Elon Musk: 'Tương lai tiền bạc sẽ trở nên vô nghĩa'

Elon Musk has recently suggested that people may not need to worry about saving for retirement in the near future—but financial experts in New Zealand are urging caution.

Speaking on a podcast, the US billionaire argued that putting money aside for retirement over the next 10 to 20 years might be unnecessary. He claimed that advances in artificial intelligence would dramatically reduce the cost of living, leading to a future where everyone enjoys a “universally high income.”

“If what we’re predicting comes true, saving for retirement won’t matter,” Musk said.

However, Dean Anderson, founder of Kernel Wealth, strongly disagreed, calling the idea dangerous for the average person. He warned that relying on the hope that future governments, billionaires, or new technologies will fairly restructure economic systems is not a realistic financial strategy.

“Trusting that centuries-old systems of taxation, ownership, and welfare will suddenly be redesigned in a way that works perfectly for you is not a plan,” Anderson said.

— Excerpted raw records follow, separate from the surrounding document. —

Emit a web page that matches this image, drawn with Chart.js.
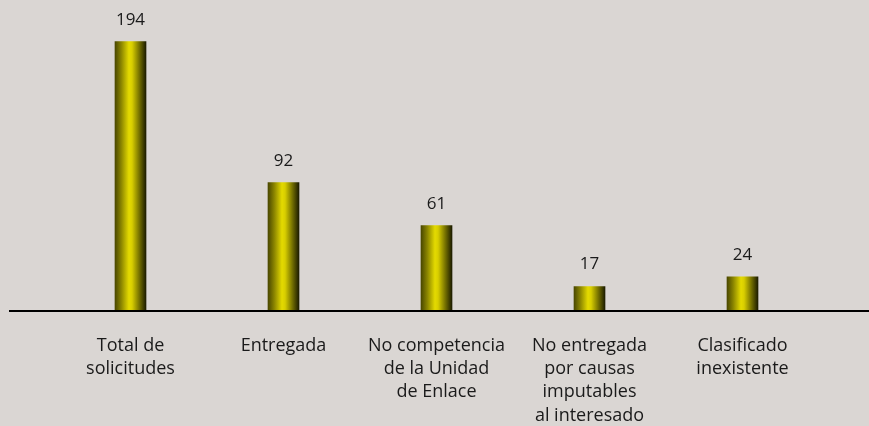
<!DOCTYPE html>
<html lang="es">
<head>
<meta charset="utf-8">
<script src="https://cdn.jsdelivr.net/npm/chart.js@4"></script>
<style>
  html, body { margin: 0; padding: 0; background: #dad6d3; }
  #wrap { width: 869px; height: 426px; position: relative; }
</style>
</head>
<body>
<div id="wrap"><canvas id="solicitudesChart"></canvas></div>
<script>
const categories = [
    ['Total de', 'solicitudes'],
    ['Entregada'],
    ['No competencia', 'de la Unidad', 'de Enlace'],
    ['No entregada', 'por causas', 'imputables', 'al interesado'],
    ['Clasificado', 'inexistente']
];
const values = [194, 92, 61, 17, 24];

const textColor = '#1a1a1a';
const fontFamily = '"Open Sans", "Noto Sans", sans-serif';

// olive-to-yellow cylinder shading across each bar
function barGradient(context) {
    const chart = context.chart;
    if (!chart.chartArea || !chart.scales.x) return '#c8bc00';
    const x = chart.scales.x.getPixelForValue(context.dataIndex);
    const half = 15.5;
    const g = chart.ctx.createLinearGradient(x - half, 0, x + half, 0);
    g.addColorStop(0, '#4a4800');
    g.addColorStop(0.2, '#8a8400');
    g.addColorStop(0.45, '#e4da00');
    g.addColorStop(0.55, '#d8ce00');
    g.addColorStop(0.8, '#6e6a00');
    g.addColorStop(1, '#1c1c00');
    return g;
}

// long black baseline and value labels over the bars
const decorations = {
    id: 'decorations',
    beforeDatasetsDraw(chart) {
        const ctx = chart.ctx;
        const y0 = Math.round(chart.scales.y.getPixelForValue(0));
        ctx.save();
        ctx.fillStyle = '#000';
        ctx.fillRect(9, y0, chart.width - 9, 2);
        ctx.restore();
    },
    afterDatasetsDraw(chart) {
        const ctx = chart.ctx;
        const meta = chart.getDatasetMeta(0);
        ctx.save();
        ctx.fillStyle = textColor;
        ctx.font = '17px ' + fontFamily;
        ctx.textAlign = 'center';
        ctx.textBaseline = 'alphabetic';
        meta.data.forEach((bar, i) => {
            ctx.fillText(String(values[i]), bar.x, bar.y - 17);
        });
        ctx.restore();
    }
};

new Chart(document.getElementById('solicitudesChart'), {
    type: 'bar',
    data: {
        labels: categories,
        datasets: [{
            data: values,
            backgroundColor: barGradient,
            borderWidth: 0,
            barThickness: 31
        }]
    },
    options: {
        responsive: true,
        maintainAspectRatio: false,
        animation: false,
        layout: { padding: { left: 54, right: 50, top: 0, bottom: 0 } },
        plugins: {
            legend: { display: false },
            tooltip: { enabled: false }
        },
        scales: {
            x: {
                grid: { display: false, drawTicks: false },
                border: { display: false },
                ticks: {
                    color: textColor,
                    font: { family: fontFamily, size: 18, lineHeight: '23.3px' },
                    padding: 24,
                    maxRotation: 0,
                    autoSkip: false
                },
                afterFit(scale) {
                    scale.height = 116;
                }
            },
            y: {
                display: false,
                min: 0,
                max: 224
            }
        }
    },
    plugins: [decorations]
});
</script>
</body>
</html>
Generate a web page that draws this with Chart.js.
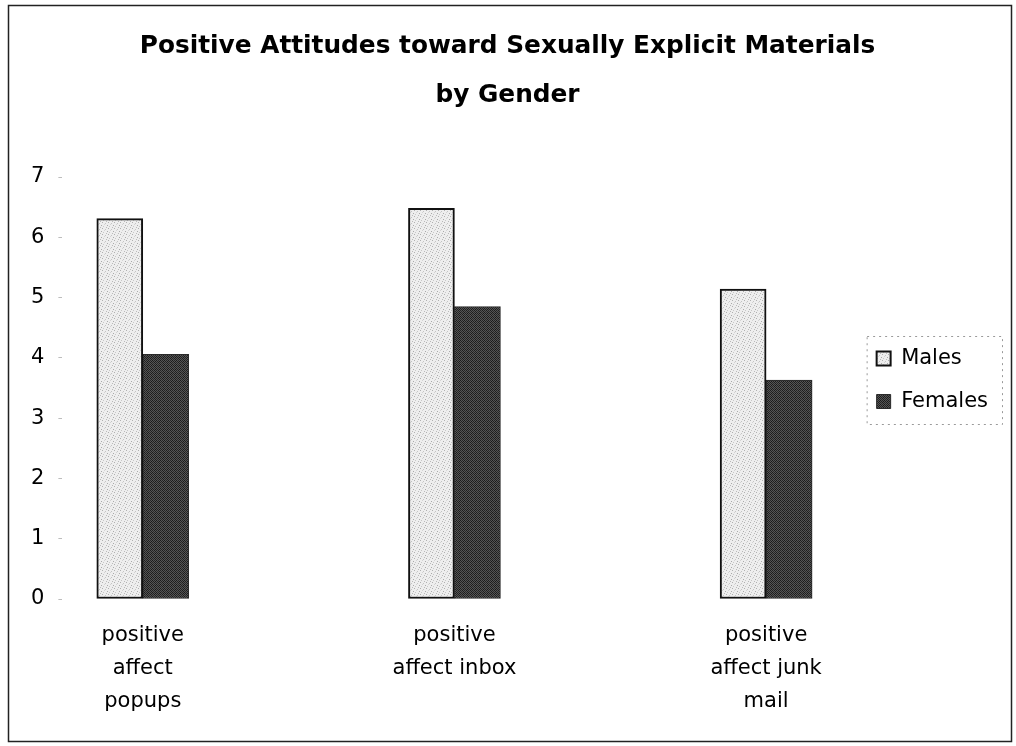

He also pointed out the contradiction in Musk’s message. According to Anderson, Musk’s success highlights the importance of owning assets rather than relying solely on income. “He’s unintentionally showing exactly why people should invest and build wealth,” he said.

Rupert Carlyon, founder of Koura, shared a similar view. He questioned the credibility of such advice coming from someone with enormous personal wealth. “This is a strange message from someone who has hundreds of billions of dollars invested,” Carlyon said.

He added that technological progress over the past two decades has only widened the gap between rich and poor, and he sees little evidence that this trend will suddenly reverse. Carlyon also expressed skepticism about universal basic income, noting that it would require funding and that wealthy individuals have shown limited enthusiasm for higher taxes to support it.

Simplicity’s chief economist, Shamubeel Eaqub, emphasized the difference between creating wealth and distributing it fairly. While technology may generate more wealth overall, he said society lacks effective systems to ensure everyone benefits equally.

“There’s no downside to preparing,” Eaqub said. “If the future turns out better than expected, great. But if it doesn’t, at least you’re protected. What works for Elon Musk is not the same as what works for the global population.”

Christopher Walsh, founder of MoneyHub, echoed the sentiment that individuals must take responsibility for their own financial futures. He warned against blindly trusting online personalities or so-called financial gurus who claim retirement savings won’t be necessary.

“No one else is going to guarantee your retirement,” Walsh said. “The next five to 20 years will bring major changes for workers and retirees in New Zealand. The smartest approach is to be prepared, not to bet your future on robots or speculative technological breakthroughs.”

While AI may bring significant benefits, Walsh concluded, those benefits are unlikely to be shared equally—and the outcome remains uncertain.